Inmates learn different aspects of commercial beekeeping, which in California is a $25 million business, according to a 2021-22 crop report by the California Department of Food and Agriculture. Commercial beekeepers contract with farmers, who use bees to pollinate or set the crop, such as in almond orchards. Beekeepers also extract honey from the hive that is bottled and sold to consumers, and they raise queen bees, which are sold to fellow beekeepers to build new hives.
“If they want to pursue beekeeping as an occupation, it’s almost automatic that they can get a job,” Hays said. “It’s definitely a foot in the door.”
New skills and a fresh start
The program, which has educated 24 inmates since it began, also discusses the trials of beekeeping that many beekeepers face, such as drought or other factors that reduce the season’s honey crop or lead to bee losses.
“Because of the last three years of droughts and bees competing for flowers and food sources, it’s been difficult for us to produce a lot of wildflower honey,” Hays said. “During the last three years, we’ve produced about 80 one-pound bottles of honey. Whenever we have a large surplus, we use it in our kitchen or as a sweetener for the jail’s vocational barista program. If there is a greater surplus, we donate it to the local food bank.”
Thompson, who also participates in the jail’s vocational barista program, said, “We make a honey latte, which is basically a shot of 2 ounces of espresso and then we melt it into the honey and it infuses together really well, plus a little steam and milk.”
For inmates, the beekeeping program offers more than a window into the world of an intriguing insect. The course, which offers a certificate upon completion, Hays said, teaches professionalism in the workplace, public speaking and tips for a successful job interview.
“I try to teach them confidence. A lot of them lack basic confidence and this carries over into beekeeping because if you’re nervous, the bees can sense it and they’re going to be more upset,” Hays said.
Missy Peavey, who served time for a stolen vehicle charge, was among the program’s first participants. She said she enjoyed the program because “I’m not looked at as a criminal. I’m looked at as a human and I’m still capable of learning. I’m still capable of being brought into the community and being OK.
“Even though I’ve messed up and I made a wrong choice, I’m still able to have an opportunity to try to pull back out of that situation. It’s a whole new, fresh start,” said Peavey, who said she took interest in the program to reconnect with her family members, who are in the beekeeping business. “I got back into contact with my dad and now I help with the family business.”
Hierarchy of honeybees
plays a vital role in food
One out of every three bites of food people consume exists because of pollinators, including honeybees. A single beehive contains a sophisticated ecosystem of as many as 80,000 insects, each with a specific job to help create and maintain the colony.
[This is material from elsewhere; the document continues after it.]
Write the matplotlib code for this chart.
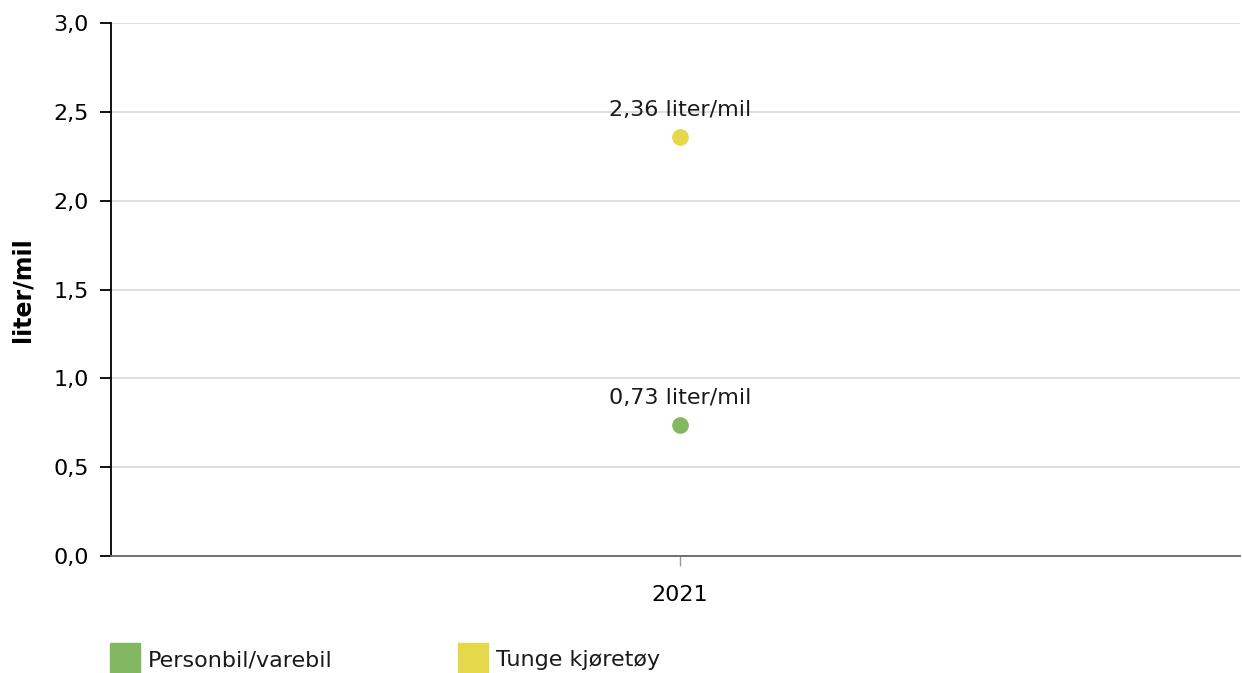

“There’s a hierarchy of bees within the hive,” explained Steve Hays, instructor of the Sacramento County Sheriff’s Office Second Chance Beekeeping program and a retired deputy and hobbyist beekeeper. “In each beehive, there are three types of bees: a single queen, drones and workers. A drone’s sole purpose is reproduction and the worker bees tend to the queen, which lays eggs.”
The hive is dominated by the queen bee, which emits pheromones that regulate hive activity. Worker bees have many roles, Hays said, such as hive cleaning and repair, nursing brood (caring for the eggs, larvae and pupae), attending to the queen, foraging for food and water, creating and storing honey and guarding the hive.
Hays said he enjoys combining his love of beekeeping with a longtime career in law enforcement: “If I can make a difference to one offender at the jail through beekeeping, that is my reward.”